▶ Written task
Go through the listing below and list every line with "that".

▶ Entries shown
<<<<

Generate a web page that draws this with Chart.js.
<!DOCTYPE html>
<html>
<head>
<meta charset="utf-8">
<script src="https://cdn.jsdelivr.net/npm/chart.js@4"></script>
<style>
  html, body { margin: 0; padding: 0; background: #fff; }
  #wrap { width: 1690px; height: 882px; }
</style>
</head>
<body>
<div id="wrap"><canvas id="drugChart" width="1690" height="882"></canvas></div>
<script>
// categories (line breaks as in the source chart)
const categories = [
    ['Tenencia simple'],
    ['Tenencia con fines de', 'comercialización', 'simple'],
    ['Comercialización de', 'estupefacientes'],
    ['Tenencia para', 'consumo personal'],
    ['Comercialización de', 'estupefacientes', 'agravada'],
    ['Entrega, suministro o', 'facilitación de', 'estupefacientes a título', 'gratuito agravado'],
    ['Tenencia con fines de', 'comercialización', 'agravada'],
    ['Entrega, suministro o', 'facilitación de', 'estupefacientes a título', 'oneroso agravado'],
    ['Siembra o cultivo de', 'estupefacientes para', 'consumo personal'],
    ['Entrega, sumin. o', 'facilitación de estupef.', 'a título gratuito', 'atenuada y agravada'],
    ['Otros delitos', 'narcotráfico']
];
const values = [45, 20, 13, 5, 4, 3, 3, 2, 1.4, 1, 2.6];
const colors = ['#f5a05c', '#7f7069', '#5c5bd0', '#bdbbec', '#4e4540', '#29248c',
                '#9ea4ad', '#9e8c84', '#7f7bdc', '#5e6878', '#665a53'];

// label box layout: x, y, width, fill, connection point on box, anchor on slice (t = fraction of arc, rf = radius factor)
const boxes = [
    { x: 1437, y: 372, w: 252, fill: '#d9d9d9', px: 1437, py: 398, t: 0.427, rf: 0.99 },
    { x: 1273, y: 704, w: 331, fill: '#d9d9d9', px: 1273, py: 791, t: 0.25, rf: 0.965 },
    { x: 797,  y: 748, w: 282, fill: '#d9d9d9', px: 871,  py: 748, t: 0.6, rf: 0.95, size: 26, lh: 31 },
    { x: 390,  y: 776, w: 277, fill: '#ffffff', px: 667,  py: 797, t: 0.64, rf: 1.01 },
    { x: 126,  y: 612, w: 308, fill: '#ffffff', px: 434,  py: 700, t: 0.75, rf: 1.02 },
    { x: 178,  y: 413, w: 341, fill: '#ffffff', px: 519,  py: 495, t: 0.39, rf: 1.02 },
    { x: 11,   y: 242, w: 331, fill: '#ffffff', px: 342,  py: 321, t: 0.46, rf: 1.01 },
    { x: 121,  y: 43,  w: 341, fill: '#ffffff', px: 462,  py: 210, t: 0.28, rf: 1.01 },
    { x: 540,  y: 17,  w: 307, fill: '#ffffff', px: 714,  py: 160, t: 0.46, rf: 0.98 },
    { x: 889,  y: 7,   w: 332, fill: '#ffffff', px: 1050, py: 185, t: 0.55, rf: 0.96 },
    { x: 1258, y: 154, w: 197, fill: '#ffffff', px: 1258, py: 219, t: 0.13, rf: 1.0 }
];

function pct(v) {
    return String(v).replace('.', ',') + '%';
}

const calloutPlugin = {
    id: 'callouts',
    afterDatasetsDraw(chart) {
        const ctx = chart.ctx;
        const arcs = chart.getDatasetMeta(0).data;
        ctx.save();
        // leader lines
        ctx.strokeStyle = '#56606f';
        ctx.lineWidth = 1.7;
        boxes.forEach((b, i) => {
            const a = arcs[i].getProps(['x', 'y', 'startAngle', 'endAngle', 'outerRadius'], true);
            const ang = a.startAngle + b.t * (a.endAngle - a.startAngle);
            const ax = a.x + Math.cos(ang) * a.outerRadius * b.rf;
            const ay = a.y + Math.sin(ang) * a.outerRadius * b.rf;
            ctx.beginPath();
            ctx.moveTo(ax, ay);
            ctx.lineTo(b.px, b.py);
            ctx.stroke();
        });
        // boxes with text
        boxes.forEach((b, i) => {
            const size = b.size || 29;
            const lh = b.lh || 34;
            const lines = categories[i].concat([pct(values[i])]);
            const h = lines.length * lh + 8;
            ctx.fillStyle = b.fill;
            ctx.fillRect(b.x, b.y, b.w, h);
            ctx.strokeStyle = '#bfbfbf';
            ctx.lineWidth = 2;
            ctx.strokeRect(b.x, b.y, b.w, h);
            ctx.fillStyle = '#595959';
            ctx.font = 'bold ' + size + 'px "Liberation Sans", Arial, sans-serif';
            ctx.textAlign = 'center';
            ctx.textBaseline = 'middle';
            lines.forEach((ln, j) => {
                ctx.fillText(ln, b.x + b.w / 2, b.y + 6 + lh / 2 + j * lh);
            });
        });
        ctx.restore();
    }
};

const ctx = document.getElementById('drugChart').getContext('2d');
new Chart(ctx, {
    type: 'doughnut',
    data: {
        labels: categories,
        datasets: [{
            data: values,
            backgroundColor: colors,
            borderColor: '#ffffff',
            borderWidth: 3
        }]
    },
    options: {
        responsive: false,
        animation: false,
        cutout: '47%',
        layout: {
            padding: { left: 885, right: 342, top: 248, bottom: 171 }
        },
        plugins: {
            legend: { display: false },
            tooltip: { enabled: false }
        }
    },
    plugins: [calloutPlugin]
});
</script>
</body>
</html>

>>>>
<<<<

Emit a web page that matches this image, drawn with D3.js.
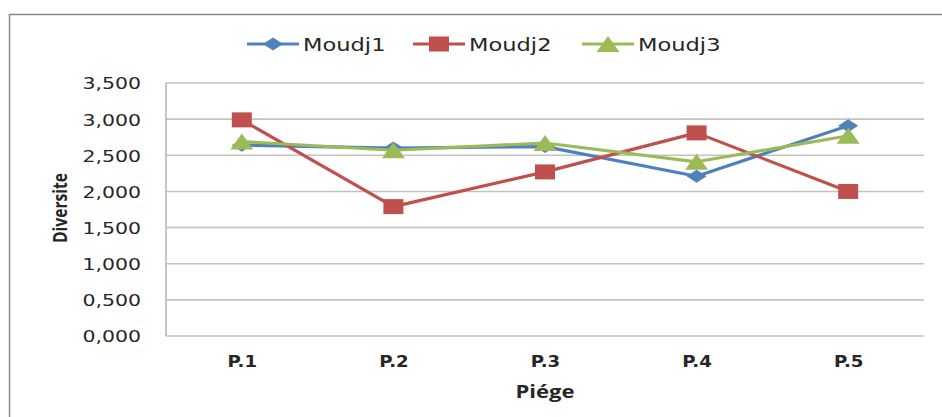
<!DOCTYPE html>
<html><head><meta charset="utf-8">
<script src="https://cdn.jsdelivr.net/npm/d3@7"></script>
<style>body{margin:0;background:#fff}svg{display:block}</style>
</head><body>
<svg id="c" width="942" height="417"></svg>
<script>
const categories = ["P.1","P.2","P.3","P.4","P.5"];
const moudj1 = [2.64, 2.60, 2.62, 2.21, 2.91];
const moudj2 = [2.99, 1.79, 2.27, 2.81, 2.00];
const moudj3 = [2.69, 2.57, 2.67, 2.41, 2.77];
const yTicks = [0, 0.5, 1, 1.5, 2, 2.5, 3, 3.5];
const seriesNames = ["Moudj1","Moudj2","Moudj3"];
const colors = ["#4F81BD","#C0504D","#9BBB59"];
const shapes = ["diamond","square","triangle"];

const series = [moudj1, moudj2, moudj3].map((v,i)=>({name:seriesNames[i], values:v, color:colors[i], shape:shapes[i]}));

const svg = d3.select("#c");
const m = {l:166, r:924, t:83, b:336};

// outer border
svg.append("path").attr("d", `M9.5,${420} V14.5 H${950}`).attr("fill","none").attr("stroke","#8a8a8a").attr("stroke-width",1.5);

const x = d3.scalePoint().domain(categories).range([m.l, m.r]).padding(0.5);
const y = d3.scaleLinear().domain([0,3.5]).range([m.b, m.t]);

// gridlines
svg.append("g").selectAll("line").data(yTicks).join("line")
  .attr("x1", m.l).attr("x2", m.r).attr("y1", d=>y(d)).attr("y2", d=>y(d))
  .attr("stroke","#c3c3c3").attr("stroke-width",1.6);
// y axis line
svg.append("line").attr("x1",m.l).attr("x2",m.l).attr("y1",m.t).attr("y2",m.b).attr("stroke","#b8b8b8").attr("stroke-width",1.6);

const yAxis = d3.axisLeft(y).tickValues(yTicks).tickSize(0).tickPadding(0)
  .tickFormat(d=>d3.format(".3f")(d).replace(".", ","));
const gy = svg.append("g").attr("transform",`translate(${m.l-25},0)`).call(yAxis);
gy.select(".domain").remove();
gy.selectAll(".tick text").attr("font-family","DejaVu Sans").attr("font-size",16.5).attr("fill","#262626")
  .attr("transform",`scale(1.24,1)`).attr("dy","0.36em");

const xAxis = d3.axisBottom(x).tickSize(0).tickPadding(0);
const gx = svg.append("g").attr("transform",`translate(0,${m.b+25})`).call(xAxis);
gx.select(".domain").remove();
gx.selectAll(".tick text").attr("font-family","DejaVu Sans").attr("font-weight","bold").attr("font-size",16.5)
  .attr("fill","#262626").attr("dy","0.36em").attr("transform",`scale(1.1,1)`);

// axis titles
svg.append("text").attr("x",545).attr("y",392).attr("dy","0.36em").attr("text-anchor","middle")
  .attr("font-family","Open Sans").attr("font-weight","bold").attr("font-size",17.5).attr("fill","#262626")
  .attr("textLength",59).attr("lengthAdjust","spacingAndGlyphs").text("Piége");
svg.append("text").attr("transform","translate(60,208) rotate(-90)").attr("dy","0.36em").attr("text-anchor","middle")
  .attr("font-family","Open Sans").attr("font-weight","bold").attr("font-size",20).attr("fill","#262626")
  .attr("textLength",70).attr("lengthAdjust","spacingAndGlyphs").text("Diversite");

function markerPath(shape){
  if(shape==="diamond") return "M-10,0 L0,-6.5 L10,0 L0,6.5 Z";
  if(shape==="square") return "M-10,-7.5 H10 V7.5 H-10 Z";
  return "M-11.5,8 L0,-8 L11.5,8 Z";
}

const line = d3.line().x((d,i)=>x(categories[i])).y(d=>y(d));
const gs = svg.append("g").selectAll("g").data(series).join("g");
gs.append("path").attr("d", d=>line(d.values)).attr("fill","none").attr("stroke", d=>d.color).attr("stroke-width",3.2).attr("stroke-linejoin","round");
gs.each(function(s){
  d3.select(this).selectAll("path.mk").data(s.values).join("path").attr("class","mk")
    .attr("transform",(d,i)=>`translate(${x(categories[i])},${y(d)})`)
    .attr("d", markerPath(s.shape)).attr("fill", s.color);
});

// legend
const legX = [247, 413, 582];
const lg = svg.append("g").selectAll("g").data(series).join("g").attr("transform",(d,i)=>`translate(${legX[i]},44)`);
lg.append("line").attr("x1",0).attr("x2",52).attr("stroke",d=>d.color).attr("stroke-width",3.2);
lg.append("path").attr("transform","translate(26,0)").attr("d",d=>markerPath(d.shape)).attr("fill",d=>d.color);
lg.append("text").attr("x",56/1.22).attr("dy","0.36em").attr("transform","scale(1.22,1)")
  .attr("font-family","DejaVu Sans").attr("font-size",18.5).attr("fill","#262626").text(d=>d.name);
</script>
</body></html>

>>>>
<<<<

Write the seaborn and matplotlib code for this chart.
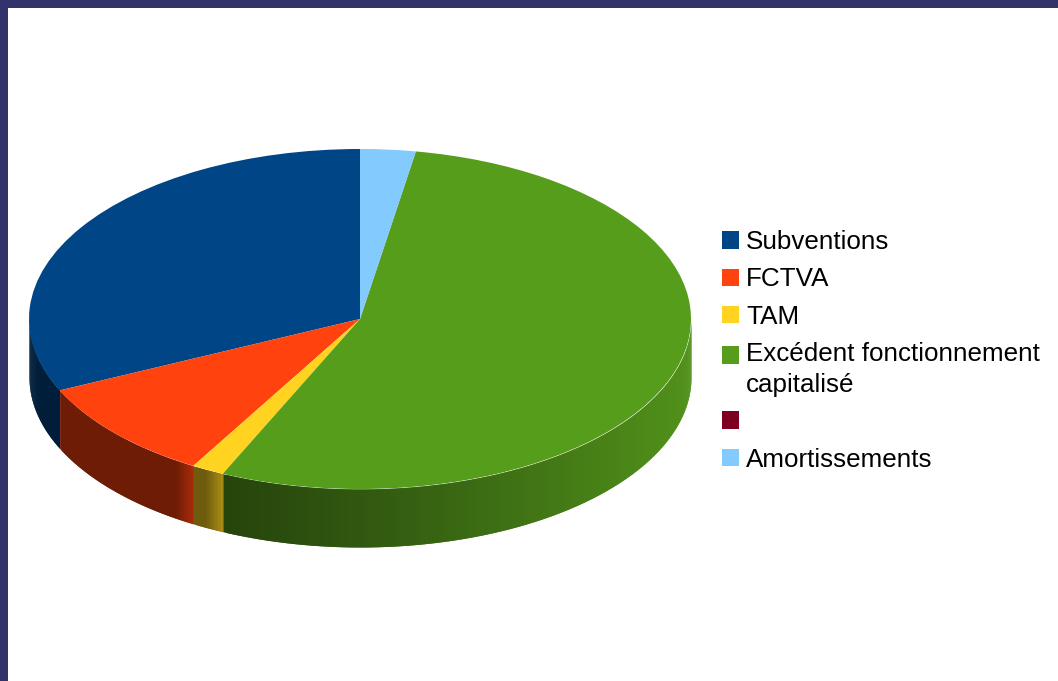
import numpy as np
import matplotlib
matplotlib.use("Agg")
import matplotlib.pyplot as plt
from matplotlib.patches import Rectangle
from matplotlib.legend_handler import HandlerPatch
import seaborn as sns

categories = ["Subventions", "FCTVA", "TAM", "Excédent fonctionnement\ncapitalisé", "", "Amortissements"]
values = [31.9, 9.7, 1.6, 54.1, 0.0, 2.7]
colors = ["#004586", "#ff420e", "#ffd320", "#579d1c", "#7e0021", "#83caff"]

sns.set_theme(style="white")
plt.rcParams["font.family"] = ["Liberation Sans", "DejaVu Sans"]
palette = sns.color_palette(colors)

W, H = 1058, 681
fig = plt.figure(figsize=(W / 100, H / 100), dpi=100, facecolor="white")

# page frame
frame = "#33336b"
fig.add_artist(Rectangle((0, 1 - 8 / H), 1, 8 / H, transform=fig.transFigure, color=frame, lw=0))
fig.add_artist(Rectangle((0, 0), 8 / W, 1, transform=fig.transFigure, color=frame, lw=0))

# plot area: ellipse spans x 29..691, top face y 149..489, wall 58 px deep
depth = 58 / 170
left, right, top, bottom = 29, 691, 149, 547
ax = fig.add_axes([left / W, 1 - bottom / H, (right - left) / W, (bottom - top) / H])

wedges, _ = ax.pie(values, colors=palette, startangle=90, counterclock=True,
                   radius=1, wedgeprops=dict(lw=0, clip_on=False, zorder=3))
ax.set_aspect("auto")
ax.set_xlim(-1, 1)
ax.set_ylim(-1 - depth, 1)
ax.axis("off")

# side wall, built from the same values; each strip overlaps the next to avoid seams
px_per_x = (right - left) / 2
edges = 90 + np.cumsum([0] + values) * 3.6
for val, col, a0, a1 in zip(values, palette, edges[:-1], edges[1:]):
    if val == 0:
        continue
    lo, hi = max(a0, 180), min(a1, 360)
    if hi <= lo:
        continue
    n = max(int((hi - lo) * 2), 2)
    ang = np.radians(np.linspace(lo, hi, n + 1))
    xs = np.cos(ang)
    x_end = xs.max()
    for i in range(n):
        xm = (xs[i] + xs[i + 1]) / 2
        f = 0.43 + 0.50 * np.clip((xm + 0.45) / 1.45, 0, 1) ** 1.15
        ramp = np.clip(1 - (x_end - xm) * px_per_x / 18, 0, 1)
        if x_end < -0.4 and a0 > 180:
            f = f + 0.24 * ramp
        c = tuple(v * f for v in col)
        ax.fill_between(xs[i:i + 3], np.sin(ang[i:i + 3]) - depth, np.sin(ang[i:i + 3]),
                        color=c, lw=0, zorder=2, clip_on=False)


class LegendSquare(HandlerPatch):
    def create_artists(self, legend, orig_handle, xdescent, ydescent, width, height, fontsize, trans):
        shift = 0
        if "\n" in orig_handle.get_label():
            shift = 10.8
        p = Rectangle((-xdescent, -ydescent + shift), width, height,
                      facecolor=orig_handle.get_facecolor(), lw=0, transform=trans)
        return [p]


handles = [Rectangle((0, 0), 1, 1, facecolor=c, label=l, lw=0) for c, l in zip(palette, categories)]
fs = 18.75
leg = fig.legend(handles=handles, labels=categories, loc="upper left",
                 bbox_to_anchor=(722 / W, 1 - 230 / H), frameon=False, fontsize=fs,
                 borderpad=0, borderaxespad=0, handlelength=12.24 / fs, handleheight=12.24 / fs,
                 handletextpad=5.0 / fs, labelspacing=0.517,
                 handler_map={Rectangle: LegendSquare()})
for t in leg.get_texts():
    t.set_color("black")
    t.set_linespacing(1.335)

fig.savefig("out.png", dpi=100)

>>>>

▶ Finished task
Generate a web page that draws this with Chart.js.
Emit a web page that matches this image, drawn with D3.js.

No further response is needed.